■ **Records shown**:
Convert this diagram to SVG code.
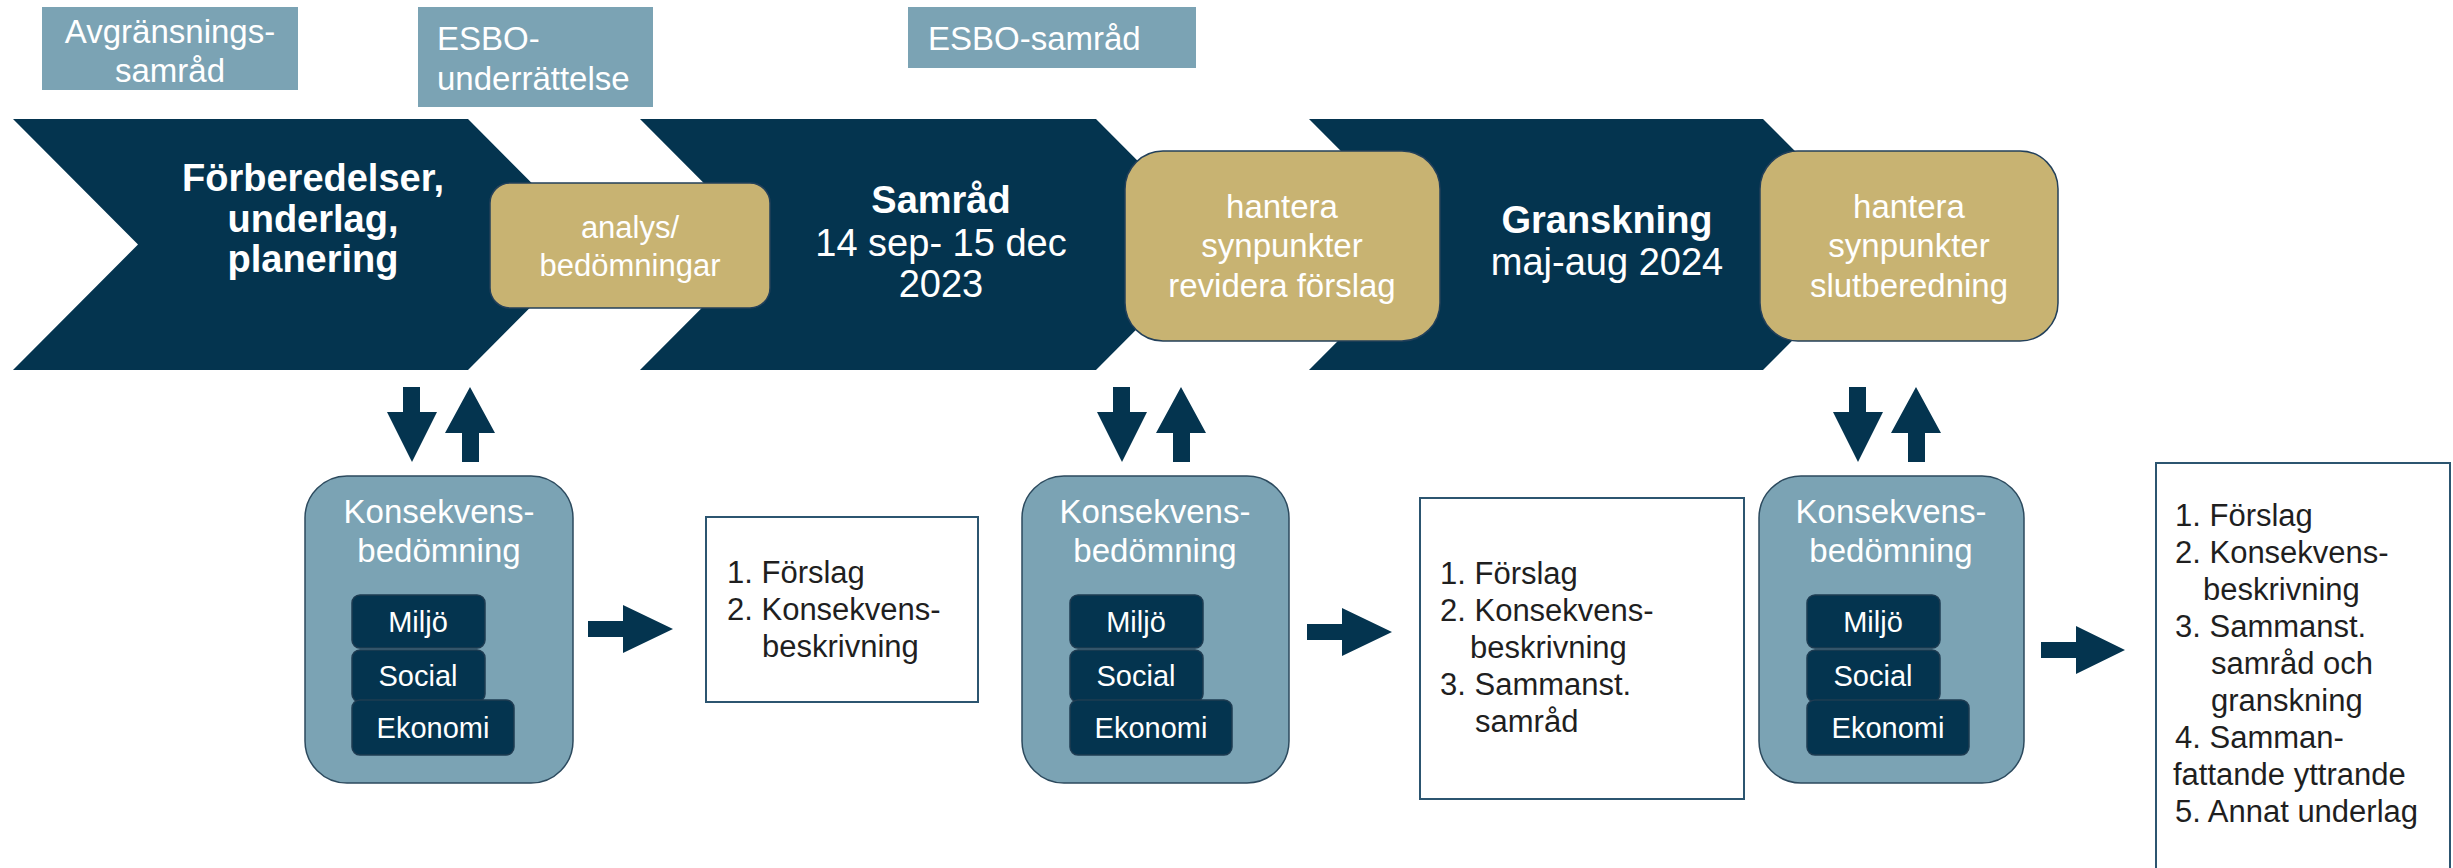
<svg xmlns="http://www.w3.org/2000/svg" width="2453" height="868" viewBox="0 0 2453 868">
<style>
text{font-family:"Liberation Sans",Arial,sans-serif;}
.lbl{fill:#7BA3B4;}
.lt{fill:#ffffff;font-size:33px;}
.chev{fill:#04344F;}
.ct{fill:#ffffff;font-size:38px;text-anchor:middle;}
.b{font-weight:bold;}
.gold{fill:#C8B372;stroke:#23405A;stroke-width:1.5;}
.gt{fill:#ffffff;font-size:33px;text-anchor:middle;}
.kb{fill:#7BA3B4;stroke:#2C4A5E;stroke-width:1.5;}
.kt{fill:#ffffff;font-size:33px;text-anchor:middle;}
.ib{fill:#04344F;stroke:#1E3C52;stroke-width:1.5;}
.it{fill:#ffffff;font-size:29px;text-anchor:middle;}
.lb{fill:#ffffff;stroke:#2C5570;stroke-width:2;}
.ltx{fill:#1f1f1f;font-size:31px;}
.arr{fill:#04344F;}
</style>

<g id="label-avgransning">
<rect class="lbl" x="42" y="7" width="256" height="83"/>
<text class="lt" x="170" y="43" text-anchor="middle">Avgränsnings-</text>
<text class="lt" x="170" y="82" text-anchor="middle">samråd</text>
</g>
<g id="label-esbo-underrattelse">
<rect class="lbl" x="418" y="7" width="235" height="100"/>
<text class="lt" x="437" y="50">ESBO-</text>
<text class="lt" x="437" y="90">underrättelse</text>
</g>
<g id="label-esbo-samrad">
<rect class="lbl" x="908" y="7" width="288" height="61"/>
<text class="lt" x="928" y="50">ESBO-samråd</text>
</g>

<g id="phase-forberedelser">
<polygon class="chev" points="13,119 468,119 593,244.5 468,370 13,370 138,244.5"/>
<text class="ct b" x="313" y="191">Förberedelser,</text>
<text class="ct b" x="313" y="232">underlag,</text>
<text class="ct b" x="313" y="272">planering</text>
</g>
<g id="phase-samrad">
<polygon class="chev" points="640,119 1096,119 1221,244.5 1096,370 640,370 765,244.5"/>
<text class="ct b" x="941" y="213">Samråd</text>
<text class="ct" x="941" y="256">14 sep- 15 dec</text>
<text class="ct" x="941" y="297">2023</text>
</g>
<g id="phase-granskning">
<polygon class="chev" points="1309,119 1763,119 1888,244.5 1763,370 1309,370 1434,244.5"/>
<text class="ct b" x="1607" y="233">Granskning</text>
<text class="ct" x="1607" y="275">maj-aug 2024</text>
</g>

<g id="step-analys">
<rect class="gold" x="490" y="183" width="280" height="125" rx="20"/>
<text class="gt" x="630" y="238" style="font-size:31px">analys/</text>
<text class="gt" x="630" y="276" style="font-size:31px">bedömningar</text>
</g>
<g id="step-hantera-1">
<rect class="gold" x="1125" y="151" width="315" height="190" rx="38"/>
<text class="gt" x="1282" y="218">hantera</text>
<text class="gt" x="1282" y="257">synpunkter</text>
<text class="gt" x="1282" y="297">revidera förslag</text>
</g>
<g id="step-hantera-2">
<rect class="gold" x="1760" y="151" width="298" height="190" rx="38"/>
<text class="gt" x="1909" y="218">hantera</text>
<text class="gt" x="1909" y="257">synpunkter</text>
<text class="gt" x="1909" y="297">slutberedning</text>
</g>

<g id="kb-1">
<rect class="kb" x="305" y="476" width="268" height="307" rx="42"/>
<text class="kt" x="439" y="523">Konsekvens-</text>
<text class="kt" x="439" y="562">bedömning</text>
<rect class="ib" x="352" y="595" width="133" height="53" rx="8"/>
<text class="it" x="418" y="632">Miljö</text>
<rect class="ib" x="352" y="650" width="133" height="52" rx="8"/>
<text class="it" x="418" y="686">Social</text>
<rect class="ib" x="352" y="700" width="162" height="55" rx="8"/>
<text class="it" x="433" y="738">Ekonomi</text>
</g>
<g id="kb-2">
<rect class="kb" x="1022" y="476" width="267" height="307" rx="42"/>
<text class="kt" x="1155" y="523">Konsekvens-</text>
<text class="kt" x="1155" y="562">bedömning</text>
<rect class="ib" x="1070" y="595" width="133" height="53" rx="8"/>
<text class="it" x="1136" y="632">Miljö</text>
<rect class="ib" x="1070" y="650" width="133" height="52" rx="8"/>
<text class="it" x="1136" y="686">Social</text>
<rect class="ib" x="1070" y="700" width="162" height="55" rx="8"/>
<text class="it" x="1151" y="738">Ekonomi</text>
</g>
<g id="kb-3">
<rect class="kb" x="1759" y="476" width="265" height="307" rx="42"/>
<text class="kt" x="1891" y="523">Konsekvens-</text>
<text class="kt" x="1891" y="562">bedömning</text>
<rect class="ib" x="1807" y="595" width="133" height="53" rx="8"/>
<text class="it" x="1873" y="632">Miljö</text>
<rect class="ib" x="1807" y="650" width="133" height="52" rx="8"/>
<text class="it" x="1873" y="686">Social</text>
<rect class="ib" x="1807" y="700" width="162" height="55" rx="8"/>
<text class="it" x="1888" y="738">Ekonomi</text>
</g>

<g id="list-1">
<rect class="lb" x="706" y="517" width="272" height="185"/>
<text class="ltx" x="727" y="583">1. Förslag</text>
<text class="ltx" x="727" y="620">2. Konsekvens-</text>
<text class="ltx" x="762" y="657">beskrivning</text>
</g>
<g id="list-2">
<rect class="lb" x="1420" y="498" width="324" height="301"/>
<text class="ltx" x="1440" y="584">1. Förslag</text>
<text class="ltx" x="1440" y="621">2. Konsekvens-</text>
<text class="ltx" x="1470" y="658">beskrivning</text>
<text class="ltx" x="1440" y="695">3. Sammanst.</text>
<text class="ltx" x="1475" y="732">samråd</text>
</g>
<g id="list-3">
<rect class="lb" x="2156" y="463" width="294" height="420"/>
<text class="ltx" x="2175" y="526">1. Förslag</text>
<text class="ltx" x="2175" y="563">2. Konsekvens-</text>
<text class="ltx" x="2203" y="600">beskrivning</text>
<text class="ltx" x="2175" y="637">3. Sammanst.</text>
<text class="ltx" x="2211" y="674">samråd och</text>
<text class="ltx" x="2211" y="711">granskning</text>
<text class="ltx" x="2175" y="748">4. Samman-</text>
<text class="ltx" x="2173" y="785">fattande yttrande</text>
<text class="ltx" x="2175" y="822">5. Annat underlag</text>
</g>

<g id="connectors">
<polygon class="arr" points="403,387 420,387 420,412 437,412 412,462 387,412 403,412"/>
<polygon class="arr" points="470,387 495,433 479,433 479,462 462,462 462,433 445,433"/>
<polygon class="arr" points="1113,387 1130,387 1130,412 1147,412 1122,462 1097,412 1113,412"/>
<polygon class="arr" points="1181,387 1206,433 1190,433 1190,462 1173,462 1173,433 1156,433"/>
<polygon class="arr" points="1849,387 1866,387 1866,412 1883,412 1858,462 1833,412 1849,412"/>
<polygon class="arr" points="1916,387 1941,433 1925,433 1925,462 1908,462 1908,433 1891,433"/>
<polygon class="arr" points="588,621 623,621 623,605 673,629 623,653 623,637 588,637"/>
<polygon class="arr" points="1307,624 1342,624 1342,608 1392,632 1342,656 1342,640 1307,640"/>
<polygon class="arr" points="2041,642 2076,642 2076,626 2125,650 2076,674 2076,658 2041,658"/>
</g>
</svg>
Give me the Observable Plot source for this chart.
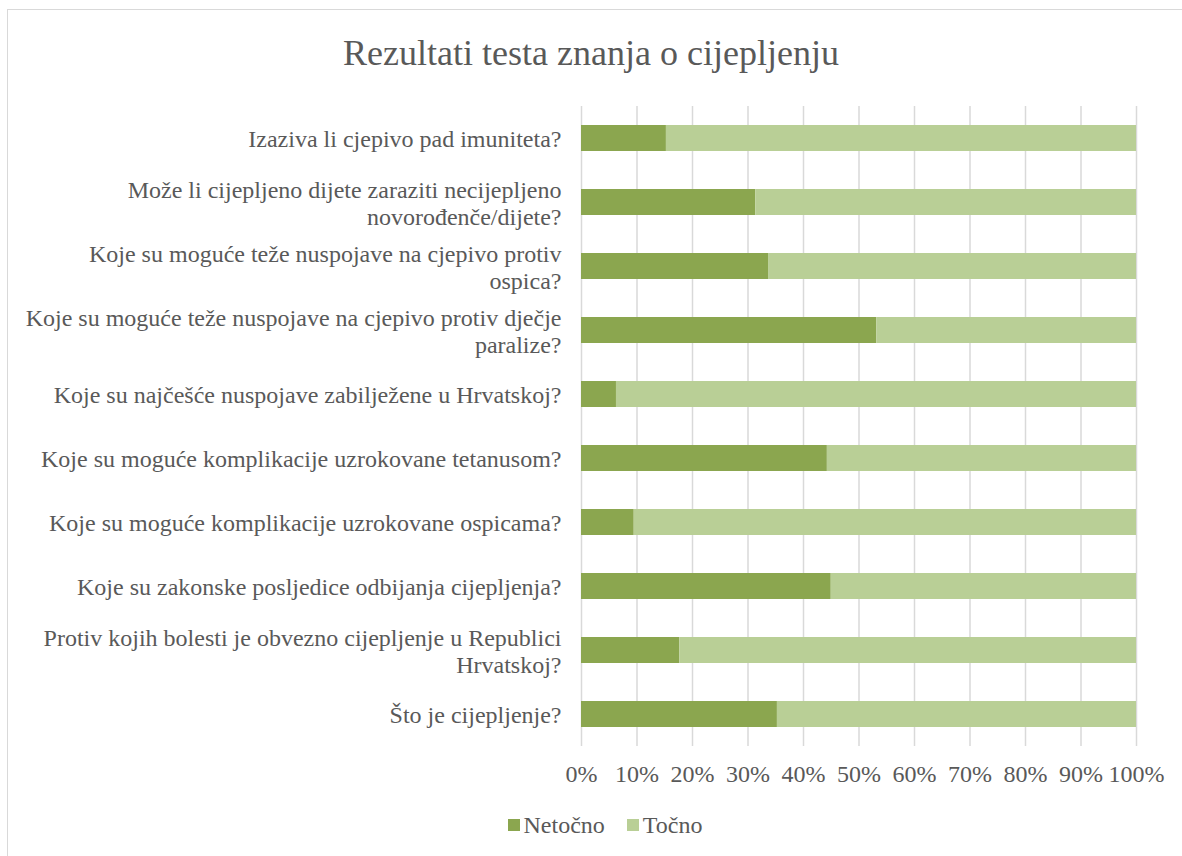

■ **Problem details**:
Ignore the images and quote every line of the listing exactly.

■ **Expected answer**:
Convert this diagram to SVG code.
<svg xmlns="http://www.w3.org/2000/svg" width="2453" height="868" viewBox="0 0 2453 868">
<style>
text{font-family:"Liberation Sans",Arial,sans-serif;}
.lbl{fill:#7BA3B4;}
.lt{fill:#ffffff;font-size:33px;}
.chev{fill:#04344F;}
.ct{fill:#ffffff;font-size:38px;text-anchor:middle;}
.b{font-weight:bold;}
.gold{fill:#C8B372;stroke:#23405A;stroke-width:1.5;}
.gt{fill:#ffffff;font-size:33px;text-anchor:middle;}
.kb{fill:#7BA3B4;stroke:#2C4A5E;stroke-width:1.5;}
.kt{fill:#ffffff;font-size:33px;text-anchor:middle;}
.ib{fill:#04344F;stroke:#1E3C52;stroke-width:1.5;}
.it{fill:#ffffff;font-size:29px;text-anchor:middle;}
.lb{fill:#ffffff;stroke:#2C5570;stroke-width:2;}
.ltx{fill:#1f1f1f;font-size:31px;}
.arr{fill:#04344F;}
</style>

<g id="label-avgransning">
<rect class="lbl" x="42" y="7" width="256" height="83"/>
<text class="lt" x="170" y="43" text-anchor="middle">Avgränsnings-</text>
<text class="lt" x="170" y="82" text-anchor="middle">samråd</text>
</g>
<g id="label-esbo-underrattelse">
<rect class="lbl" x="418" y="7" width="235" height="100"/>
<text class="lt" x="437" y="50">ESBO-</text>
<text class="lt" x="437" y="90">underrättelse</text>
</g>
<g id="label-esbo-samrad">
<rect class="lbl" x="908" y="7" width="288" height="61"/>
<text class="lt" x="928" y="50">ESBO-samråd</text>
</g>

<g id="phase-forberedelser">
<polygon class="chev" points="13,119 468,119 593,244.5 468,370 13,370 138,244.5"/>
<text class="ct b" x="313" y="191">Förberedelser,</text>
<text class="ct b" x="313" y="232">underlag,</text>
<text class="ct b" x="313" y="272">planering</text>
</g>
<g id="phase-samrad">
<polygon class="chev" points="640,119 1096,119 1221,244.5 1096,370 640,370 765,244.5"/>
<text class="ct b" x="941" y="213">Samråd</text>
<text class="ct" x="941" y="256">14 sep- 15 dec</text>
<text class="ct" x="941" y="297">2023</text>
</g>
<g id="phase-granskning">
<polygon class="chev" points="1309,119 1763,119 1888,244.5 1763,370 1309,370 1434,244.5"/>
<text class="ct b" x="1607" y="233">Granskning</text>
<text class="ct" x="1607" y="275">maj-aug 2024</text>
</g>

<g id="step-analys">
<rect class="gold" x="490" y="183" width="280" height="125" rx="20"/>
<text class="gt" x="630" y="238" style="font-size:31px">analys/</text>
<text class="gt" x="630" y="276" style="font-size:31px">bedömningar</text>
</g>
<g id="step-hantera-1">
<rect class="gold" x="1125" y="151" width="315" height="190" rx="38"/>
<text class="gt" x="1282" y="218">hantera</text>
<text class="gt" x="1282" y="257">synpunkter</text>
<text class="gt" x="1282" y="297">revidera förslag</text>
</g>
<g id="step-hantera-2">
<rect class="gold" x="1760" y="151" width="298" height="190" rx="38"/>
<text class="gt" x="1909" y="218">hantera</text>
<text class="gt" x="1909" y="257">synpunkter</text>
<text class="gt" x="1909" y="297">slutberedning</text>
</g>

<g id="kb-1">
<rect class="kb" x="305" y="476" width="268" height="307" rx="42"/>
<text class="kt" x="439" y="523">Konsekvens-</text>
<text class="kt" x="439" y="562">bedömning</text>
<rect class="ib" x="352" y="595" width="133" height="53" rx="8"/>
<text class="it" x="418" y="632">Miljö</text>
<rect class="ib" x="352" y="650" width="133" height="52" rx="8"/>
<text class="it" x="418" y="686">Social</text>
<rect class="ib" x="352" y="700" width="162" height="55" rx="8"/>
<text class="it" x="433" y="738">Ekonomi</text>
</g>
<g id="kb-2">
<rect class="kb" x="1022" y="476" width="267" height="307" rx="42"/>
<text class="kt" x="1155" y="523">Konsekvens-</text>
<text class="kt" x="1155" y="562">bedömning</text>
<rect class="ib" x="1070" y="595" width="133" height="53" rx="8"/>
<text class="it" x="1136" y="632">Miljö</text>
<rect class="ib" x="1070" y="650" width="133" height="52" rx="8"/>
<text class="it" x="1136" y="686">Social</text>
<rect class="ib" x="1070" y="700" width="162" height="55" rx="8"/>
<text class="it" x="1151" y="738">Ekonomi</text>
</g>
<g id="kb-3">
<rect class="kb" x="1759" y="476" width="265" height="307" rx="42"/>
<text class="kt" x="1891" y="523">Konsekvens-</text>
<text class="kt" x="1891" y="562">bedömning</text>
<rect class="ib" x="1807" y="595" width="133" height="53" rx="8"/>
<text class="it" x="1873" y="632">Miljö</text>
<rect class="ib" x="1807" y="650" width="133" height="52" rx="8"/>
<text class="it" x="1873" y="686">Social</text>
<rect class="ib" x="1807" y="700" width="162" height="55" rx="8"/>
<text class="it" x="1888" y="738">Ekonomi</text>
</g>

<g id="list-1">
<rect class="lb" x="706" y="517" width="272" height="185"/>
<text class="ltx" x="727" y="583">1. Förslag</text>
<text class="ltx" x="727" y="620">2. Konsekvens-</text>
<text class="ltx" x="762" y="657">beskrivning</text>
</g>
<g id="list-2">
<rect class="lb" x="1420" y="498" width="324" height="301"/>
<text class="ltx" x="1440" y="584">1. Förslag</text>
<text class="ltx" x="1440" y="621">2. Konsekvens-</text>
<text class="ltx" x="1470" y="658">beskrivning</text>
<text class="ltx" x="1440" y="695">3. Sammanst.</text>
<text class="ltx" x="1475" y="732">samråd</text>
</g>
<g id="list-3">
<rect class="lb" x="2156" y="463" width="294" height="420"/>
<text class="ltx" x="2175" y="526">1. Förslag</text>
<text class="ltx" x="2175" y="563">2. Konsekvens-</text>
<text class="ltx" x="2203" y="600">beskrivning</text>
<text class="ltx" x="2175" y="637">3. Sammanst.</text>
<text class="ltx" x="2211" y="674">samråd och</text>
<text class="ltx" x="2211" y="711">granskning</text>
<text class="ltx" x="2175" y="748">4. Samman-</text>
<text class="ltx" x="2173" y="785">fattande yttrande</text>
<text class="ltx" x="2175" y="822">5. Annat underlag</text>
</g>

<g id="connectors">
<polygon class="arr" points="403,387 420,387 420,412 437,412 412,462 387,412 403,412"/>
<polygon class="arr" points="470,387 495,433 479,433 479,462 462,462 462,433 445,433"/>
<polygon class="arr" points="1113,387 1130,387 1130,412 1147,412 1122,462 1097,412 1113,412"/>
<polygon class="arr" points="1181,387 1206,433 1190,433 1190,462 1173,462 1173,433 1156,433"/>
<polygon class="arr" points="1849,387 1866,387 1866,412 1883,412 1858,462 1833,412 1849,412"/>
<polygon class="arr" points="1916,387 1941,433 1925,433 1925,462 1908,462 1908,433 1891,433"/>
<polygon class="arr" points="588,621 623,621 623,605 673,629 623,653 623,637 588,637"/>
<polygon class="arr" points="1307,624 1342,624 1342,608 1392,632 1342,656 1342,640 1307,640"/>
<polygon class="arr" points="2041,642 2076,642 2076,626 2125,650 2076,674 2076,658 2041,658"/>
</g>
</svg>
Give me the Observable Plot source for this chart.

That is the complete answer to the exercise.